• **Goal of the exercise**: Return the lines from the one with "Clone this chart in Altair." through the one with "import pandas as pd", exactly as they appear and with no pictures.

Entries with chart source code
__________________________________________________
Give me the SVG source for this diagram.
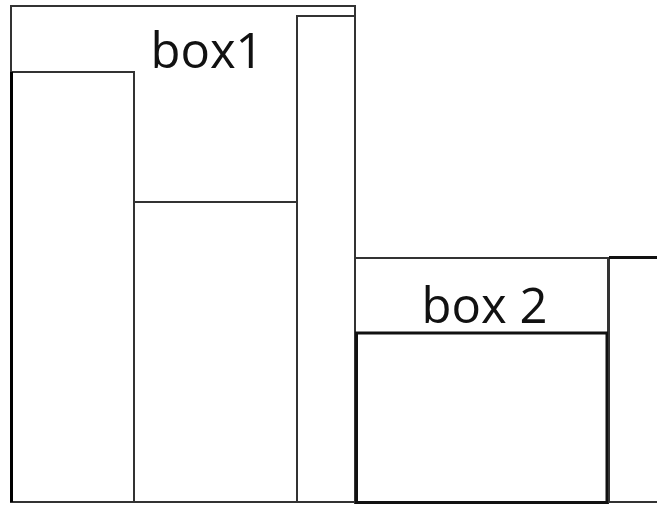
<svg xmlns="http://www.w3.org/2000/svg" width="657" height="506" viewBox="0 0 657 506">
<style>
.r{fill:none;stroke:#333;stroke-width:2}
.k{fill:none;stroke:#111;stroke-width:3}
.t{font-family:"Open Sans","Liberation Sans",sans-serif;fill:#111}
</style>
<rect width="657" height="506" fill="#fff"/>
<g id="box1">
<rect class="r" x="11" y="6" width="344" height="496"/>
<text class="t" x="207" y="68" font-size="49" text-anchor="middle">box1</text>
</g>
<g id="box1-left">
<rect class="r" x="11" y="72" width="123" height="430"/>
<line x1="11.5" y1="72" x2="11.5" y2="502" stroke="#000" stroke-width="3"/>
</g>
<g id="box1-mid">
<rect class="r" x="134" y="202" width="163" height="300"/>
</g>
<g id="box1-tall">
<rect class="r" x="297" y="16" width="58" height="486"/>
</g>
<g id="box2">
<rect class="r" x="355" y="258" width="253" height="245"/>
<text class="t" x="484.5" y="323" font-size="49" text-anchor="middle">box 2</text>
</g>
<g id="box2-inner">
<rect class="k" x="356.5" y="333" width="250.5" height="169.5"/>
</g>
<g id="right-box">
<rect class="r" x="609" y="258" width="60" height="244"/>
<line x1="609" y1="257.5" x2="657" y2="257.5" stroke="#111" stroke-width="3"/>
</g>
</svg>
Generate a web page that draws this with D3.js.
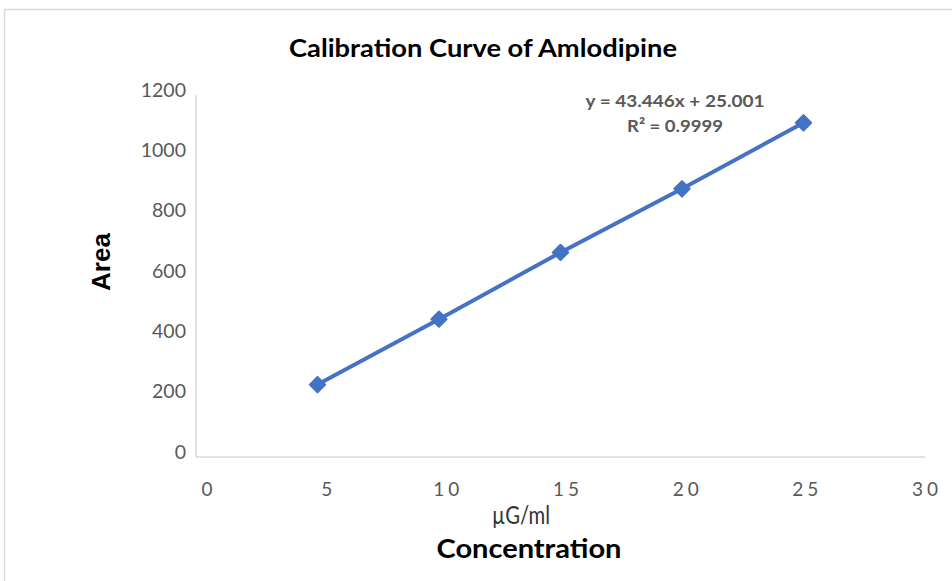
<!DOCTYPE html>
<html><head><meta charset="utf-8">
<script src="https://cdn.jsdelivr.net/npm/d3@7"></script>
<style>body{margin:0;background:#fff}svg{display:block}</style>
</head><body>
<svg id="c" width="952" height="581"></svg>
<script>
const concentrations = [5, 10, 15, 20, 25];
const areas = [240, 457, 678, 889, 1108];
const xTicks = [0, 5, 10, 15, 20, 25, 30];
const yTicks = [0, 200, 400, 600, 800, 1000, 1200];
const titleText = "Calibration Curve of Amlodipine";
const equationLines = ["y = 43.446x + 25.001", "R² = 0.9999"];
const xUnit = "µG/ml";
const xTitle = "Concentration";
const yTitle = "Area";

const svg = d3.select("#c");
svg.append("rect").attr("x", 4.5).attr("y", 9.5).attr("width", 960).attr("height", 600)
  .attr("fill", "#fff").attr("stroke", "#d9d9d9").attr("stroke-width", 1.5);

const x = d3.scaleLinear().domain([0, 30]).range([196, 925]);
const xLab = d3.scaleLinear().domain([0, 30]).range([207, 925]);
const y = d3.scaleLinear().domain([0, 1200]).range([457, 95]);

svg.append("line").attr("x1", x(0)).attr("x2", x(30)).attr("y1", y(0)).attr("y2", y(0))
  .attr("stroke", "#d9d9d9").attr("stroke-width", 1.5);
svg.append("line").attr("x1", x(0)).attr("x2", x(0)).attr("y1", y(0)).attr("y2", y(1200))
  .attr("stroke", "#d9d9d9").attr("stroke-width", 1.5);

svg.selectAll(".yt").data(yTicks).join("text")
  .attr("x", 186).attr("y", d => y(d) - 5).attr("dy", "0.35em")
  .attr("text-anchor", "end").attr("font-family", "Lato").attr("font-size", 19.5)
  .attr("fill", "#595959").text(d => d);

svg.selectAll(".xt").data(xTicks).join("text")
  .attr("x", d => xLab(d) + 2).attr("y", 496)
  .attr("text-anchor", "middle").attr("font-family", "Lato").attr("font-size", 19)
  .attr("letter-spacing", 4).attr("fill", "#595959").text(d => d);

const line = d3.line().x((d, i) => x(concentrations[i])).y(d => y(d));
svg.append("path").datum(areas).attr("d", line).attr("fill", "none")
  .attr("stroke", "#4472C4").attr("stroke-width", 4);
svg.selectAll(".m").data(areas).join("path")
  .attr("d", d3.symbol(d3.symbolDiamond2, 150))
  .attr("transform", (d, i) => `translate(${x(concentrations[i])},${y(d)})`)
  .attr("fill", "#4472C4").attr("stroke", "#4472C4").attr("stroke-width", 2).attr("stroke-linejoin", "round");

svg.append("text").attr("x", 483).attr("y", 57).attr("text-anchor", "middle")
  .attr("font-family", "Lato").attr("font-weight", "bold").attr("font-size", 24)
  .attr("textLength", 388).attr("lengthAdjust", "spacingAndGlyphs")
  .attr("fill", "#000").text(titleText);

svg.selectAll(".eq").data(equationLines).join("text")
  .attr("x", 675).attr("y", (d, i) => 107 + i * 25).attr("text-anchor", "middle")
  .attr("font-family", "Lato").attr("font-weight", "bold").attr("font-size", 17.5)
  .attr("textLength", (d, i) => i === 0 ? 179 : 96).attr("lengthAdjust", "spacingAndGlyphs")
  .attr("fill", "#595959").text(d => d);

svg.append("text").attr("transform", "translate(110,262) rotate(-90)").attr("text-anchor", "middle")
  .attr("font-family", "Liberation Sans").attr("font-weight", "bold").attr("font-size", 26)
  .attr("fill", "#000").text(yTitle);
svg.append("text").attr("x", 521).attr("y", 524).attr("text-anchor", "middle")
  .attr("font-family", "Lato").attr("font-size", 25).attr("fill", "#333")
  .attr("textLength", 58).attr("lengthAdjust", "spacingAndGlyphs").text(xUnit);
svg.append("text").attr("x", 529).attr("y", 558).attr("text-anchor", "middle")
  .attr("font-family", "Lato").attr("font-weight", "bold").attr("font-size", 27)
  .attr("textLength", 185).attr("lengthAdjust", "spacingAndGlyphs")
  .attr("fill", "#000").text(xTitle);
</script>
</body></html>
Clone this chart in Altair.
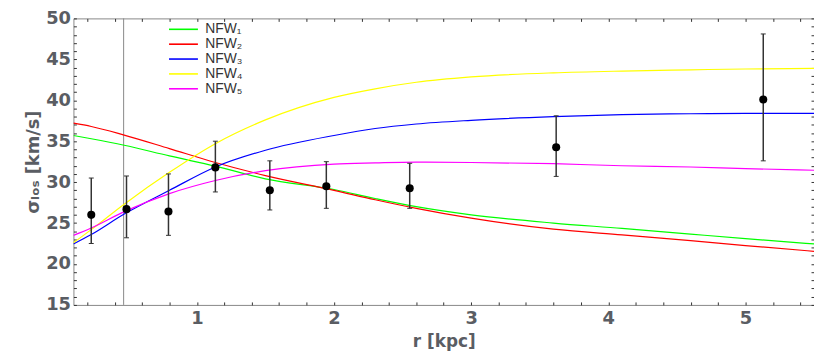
import altair as alt
import pandas as pd

# ---- data ----
r_curve = [0.1, 0.23, 0.47, 0.8, 1.135, 1.5, 2.0, 2.3, 2.6, 3.0, 3.6, 4.1, 4.6, 5.0, 5.5]
nfw1 = [35.7, 35.3, 34.5, 33.2, 31.95, 30.4, 29.1, 28.0, 27.0, 26.0, 25.0, 24.35, 23.65, 23.1, 22.45]
nfw2 = [37.2, 36.8, 35.75, 34.1, 32.4, 30.8, 29.0, 27.85, 26.8, 25.6, 24.25, 23.55, 22.85, 22.25, 21.55]
nfw3 = [22.45, 23.6, 26.1, 29.0, 31.85, 33.9, 35.7, 36.55, 37.1, 37.55, 38.0, 38.25, 38.35, 38.4, 38.4]
nfw4 = [22.6, 24.2, 27.3, 31.2, 34.7, 37.6, 40.35, 41.4, 42.2, 42.85, 43.35, 43.57, 43.72, 43.82, 43.9]
nfw5 = [23.5, 24.4, 26.4, 28.6, 30.2, 31.4, 32.2, 32.35, 32.45, 32.4, 32.25, 32.0, 31.85, 31.65, 31.45]

series_names = ["NFW₁", "NFW₂", "NFW₃", "NFW₄", "NFW₅"]
series_colors = ["#00ff00", "#ff0000", "#0000ff", "#ffff00", "#ff00ff"]

r_obs = [0.23, 0.487, 0.793, 1.135, 1.532, 1.944, 2.552, 3.62, 5.13]
sigma_obs = [26.0, 26.7, 26.4, 31.8, 29.0, 29.5, 29.25, 34.25, 40.1]
sigma_lo = [22.5, 23.2, 23.5, 28.8, 26.6, 26.8, 26.8, 30.7, 32.6]
sigma_hi = [30.5, 30.75, 31.0, 35.0, 32.6, 32.5, 32.3, 38.1, 48.1]

r_vline = [0.466]

x_tick_values = [0.2, 0.4, 0.6, 0.8, 1, 1.2, 1.4, 1.6, 1.8, 2, 2.2, 2.4, 2.6, 2.8, 3,
                 3.2, 3.4, 3.6, 3.8, 4, 4.2, 4.4, 4.6, 4.8, 5, 5.2, 5.4]
y_tick_values = [15, 16, 17, 18, 19, 20, 21, 22, 23, 24, 25, 26, 27, 28, 29, 30, 31, 32,
                 33, 34, 35, 36, 37, 38, 39, 40, 41, 42, 43, 44, 45, 46, 47, 48, 49, 50]

# ---- tables ----
rows = []
for name, vals in zip(series_names, [nfw1, nfw2, nfw3, nfw4, nfw5]):
    for r, s in zip(r_curve, vals):
        rows.append({"r": r, "sigma": s, "model": name})
curve_df = pd.DataFrame(rows)

obs_df = pd.DataFrame({"r": r_obs, "sigma": sigma_obs, "lo": sigma_lo, "hi": sigma_hi})
vline_df = pd.DataFrame({"r": r_vline})

# ---- scales / axes ----
xscale = alt.Scale(domain=[0.1, 5.5], nice=False, zero=False)
yscale = alt.Scale(domain=[15, 50], nice=False, zero=False)

GRAY = "#5a5d63"
TICK = "#333333"
inward = {"expr": "-3"}
LABEL_FONT = "DejaVu Sans"

x_bottom = alt.Axis(
    values=x_tick_values,
    labelExpr="datum.value % 1 === 0 ? format(datum.value, 'd') : ''",
    tickSize=inward, tickColor=TICK, tickWidth=1, domain=False, grid=False,
    labelOverlap=False, labelFlush=False,
    labelFont=LABEL_FONT, labelFontSize=18, labelFontWeight="bold", labelColor=GRAY,
    labelPadding=8,
    title="r [kpc]", titleFont=LABEL_FONT, titleFontSize=17, titleFontWeight="bold",
    titleColor=GRAY, titlePadding=6,
)
y_left = alt.Axis(
    values=y_tick_values,
    labelExpr="datum.value % 5 === 0 ? format(datum.value, 'd') : ''",
    tickSize=inward, tickColor=TICK, tickWidth=1, domain=False, grid=False,
    labelOverlap=False, labelFlush=False,
    labelFont=LABEL_FONT, labelFontSize=18, labelFontWeight="bold", labelColor=GRAY,
    labelPadding=6,
    title="σₗₒₛ [km/s]", titleFont=LABEL_FONT, titleFontSize=18, titleFontWeight="bold",
    titleColor=GRAY, titlePadding=3,
)
x_top = alt.Axis(
    orient="top", values=x_tick_values, labels=False, title=None,
    tickSize=inward, tickColor=TICK, tickWidth=1, domain=False, grid=False,
)
y_right = alt.Axis(
    orient="right", values=y_tick_values, labels=False, title=None,
    tickSize=inward, tickColor=TICK, tickWidth=1, domain=False, grid=False,
)

# ---- layers ----
lines = alt.Chart(curve_df).mark_line(strokeWidth=1.2, interpolate="monotone", clip=True).encode(
    x=alt.X("r:Q", scale=xscale, axis=x_bottom),
    y=alt.Y("sigma:Q", scale=yscale, axis=y_left),
    color=alt.Color(
        "model:N",
        scale=alt.Scale(domain=series_names, range=series_colors),
        legend=alt.Legend(
            title=None, orient="none", legendX=104, legendY=4,
            symbolType="M-5,0H5", symbolSize=34, symbolStrokeWidth=1.6,
            labelFont="Liberation Sans", labelFontSize=14, labelColor="#333333",
            rowPadding=1, padding=0, labelOffset=15,
        ),
    ),
)

vline = alt.Chart(vline_df).mark_rule(color="#888888", strokeWidth=1).encode(
    x=alt.X("r:Q", scale=xscale, axis=x_top),
)

bars = alt.Chart(obs_df).mark_rule(color="#333333", strokeWidth=1.5).encode(
    x=alt.X("r:Q", scale=xscale, axis=None),
    y=alt.Y("lo:Q", scale=yscale, axis=None),
    y2="hi:Q",
)

caps = alt.Chart(obs_df).transform_fold(["lo", "hi"], as_=["end", "val"]).mark_tick(
    orient="horizontal", size=5, thickness=1, color="#333333", opacity=1
).encode(
    x=alt.X("r:Q", scale=xscale, axis=None),
    y=alt.Y("val:Q", scale=yscale, axis=None),
)

points = alt.Chart(obs_df).mark_circle(size=66, color="black", opacity=1).encode(
    x=alt.X("r:Q", scale=xscale, axis=None),
    y=alt.Y("sigma:Q", scale=yscale, axis=y_right),
)

chart = alt.layer(vline, lines, bars, caps, points).resolve_axis(
    x="independent", y="independent"
).properties(
    width=747, height=289,
    autosize=alt.AutoSizeParams(type="none"),
    padding={"left": 66, "top": 9, "right": 0, "bottom": 46},
).configure_view(
    stroke="#888888", strokeWidth=1
)

chart.save("out.html", embed_options={"renderer": "svg", "actions": False})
__________________________________________________
• **Response to the task**:
Clone this chart in Altair.
import altair as alt
import pandas as pd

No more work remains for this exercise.